Climate Strikers in Cornwall: Evidence from a protest survey and media analysis

Clare Saunders, Politics at the University of Exeter, Cornwall (in collaboration with Brian Doherty, Keele; and academics in 11 other cities across Europe).

Key findings

  • Greta Thunberg has been inspirational to Truro-based global climate strikers.
  • The majority of Truro-based climate strikers are aged over 20, and therefore are not actually skipping school but rather showing solidarity.
  • Women and the highly educated outnumber men and the less well educated.
  • Participants are relative novices to protests (even if they do engage in pro-environmental behaviours), who engaged with the strike in order to pressure politicians and express their views.
  • Despite being motivated to pressure politicians, the strikers have little faith in governments (or corporations) to solve climate change and they generally lack trust in political institutions.
  • The local media has not been particularly supportive of the Truro climate strikes and tends to overlook the genuine motivations of the majority of participants and over play conflictual elements.

Summary

The Swedish teenager, Greta Thunberg, can be credited with establishing a globally significant movement of climate strikers. In August 2018, Thunberg began skipping school every Friday to protest outside the Swedish parliament against government inaction on climate change. Since then, she has become famous for cogently expressing the need for governments to act rather than simply talk about the climate crisis. She has done this in TED Talks, as well as directly to governments around the world, to the European Parliament and to the United Nations Framework Convention on Climate Change conference. She is by now renowned for her outspokenness, her activism and her sustainable lifestyle, opting, for example to sail to the US rather than take a flight or a diesel-fuelled ferry. The movement that Thunberg kick-started demands rapid action on climate change, and highlights the need for intergenerational justice.


Fast forward to 15 March 2019. On that date, it was estimated that over a million school children participated in a Global Climate Strike in over 2,000 cities in 125 countries. Among the cities participating was Truro, in Cornwall. I led a team of volunteer student protest surveyors from my POC2114 Green Politics and POC3072F Politics of Protest classes to find out more about who was protesting and why. In addition, we consulted the local press to see how the protests had been reported there.

Our survey followed a version of the ‘caught in the act of protest’ survey methodology, which uses a combination of face-to-face and online surveys to collect data and allows us to make estimates about how representative our data are of the survey population. This survey turned out to be similar to many others I have surveyed: respondents to the longer online survey tended to be older, more experienced protesters and more highly educated than those who were interviewed and handed a leaflet but did not take up our invitation to complete the online survey.

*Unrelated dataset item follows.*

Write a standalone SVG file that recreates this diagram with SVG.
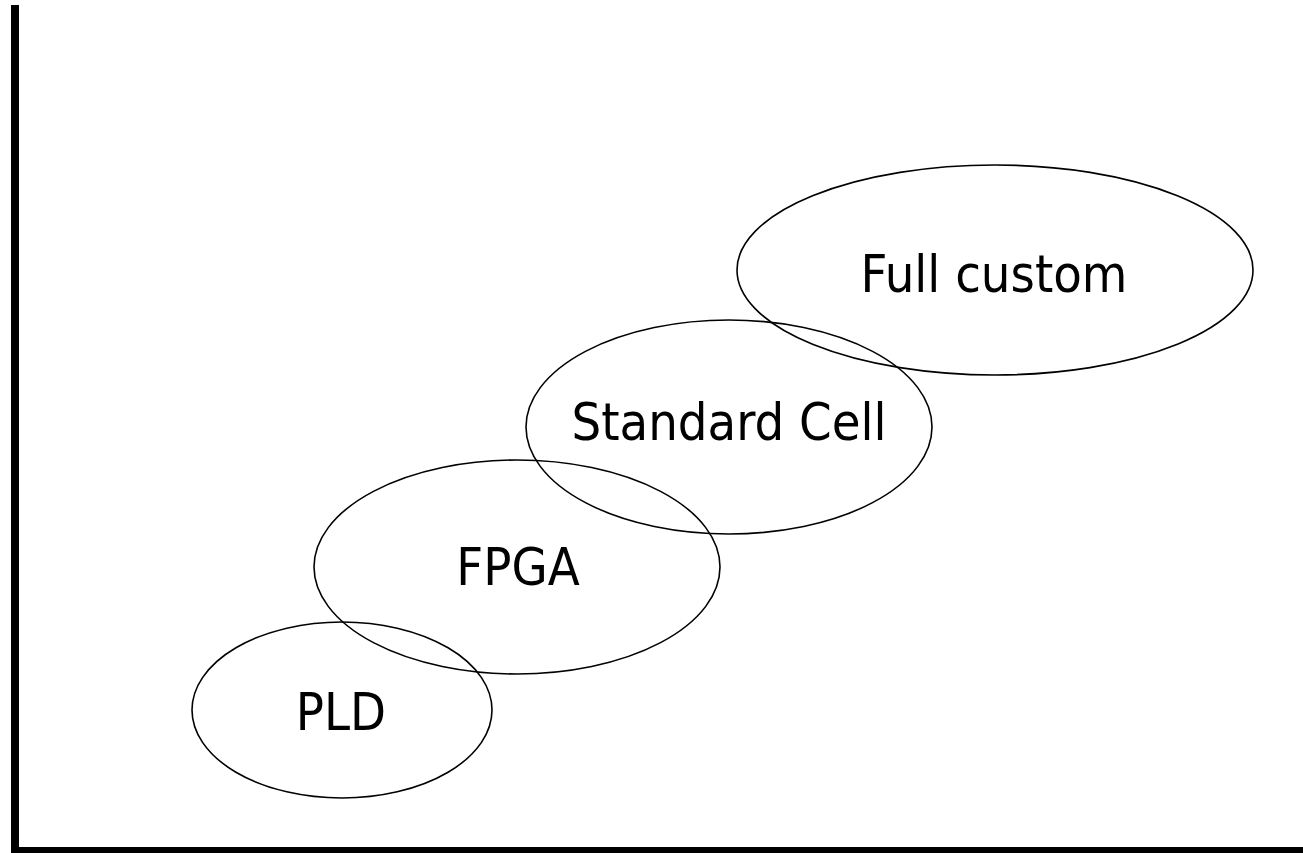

Who were the Truro Global Climate Strikers? And why did they decide to skip school for the cause? We estimated 350 participants occupying the pavement and lawn outside County Hall, Truro on 15 March 2019, with the majority being over 20 years (72%) of age and female (64%). Despite around 30% of the participants being under the age of 20, over 60% had a university education. Most of the participants were relative novice protesters, although over a third were members of an environmental organisation and most of them engaged in pro-environmental behaviours (e.g. changing their diet for political, ethical or environmental reasons). The most popular motivation for attending the strike demonstration was ‘to pressure politicians’ (almost everyone surveyed agreed that this was a motivation for attending), followed by to ‘express my views’ (almost three-quarters agreed). Around two thirds of the school children there were inspired by Greta Thunberg, agreeing quite a lot or very much that ‘Greta Thunberg affected my decision to join the Climate Strike’.

Respondents have a lack of trust in businesses and governments to solve climate change, as illustrated in the following quote: “I believe that the main cause is global greed, driving the big corporations to ever more destructive ways to extract profit from our earth, irrespective of the consequences for people and planet” (61-year old male from Truro). This sits alongside their general disenchantment with political institutions.

The local press was, on the whole, fairly disparaging of the protests. There was disapproval about pupils skipping school, and disproportionate emphasis was given to an episode involving eggs being thrown at the Council offices. No one in the survey team as much as saw an egg. Rightly so, the Council is receptive to the need to ramp up action on climate change, and was dismayed to see that its efforts were not appreciated.

What next? The climate emergency is a real threat to humanity and particularly younger generations of school children. School pupils, therefore, may well be justified in skipping school to raise awareness of the urgent need for action. Local journalists might be encouraged to paint a fuller picture of the demonstrations that they survey.

The data is also used in a forthcoming book chapter Brian Doherty and Clare Saunders (2020) ‘Global Climate Strike protesters and media coverage of the protests in Truro and Manchester (UK)’, in Analicia Mejia Mesinas, Judith Bessant and Sarah Pickard (eds) When Students Protest, Rowman and Littlefield.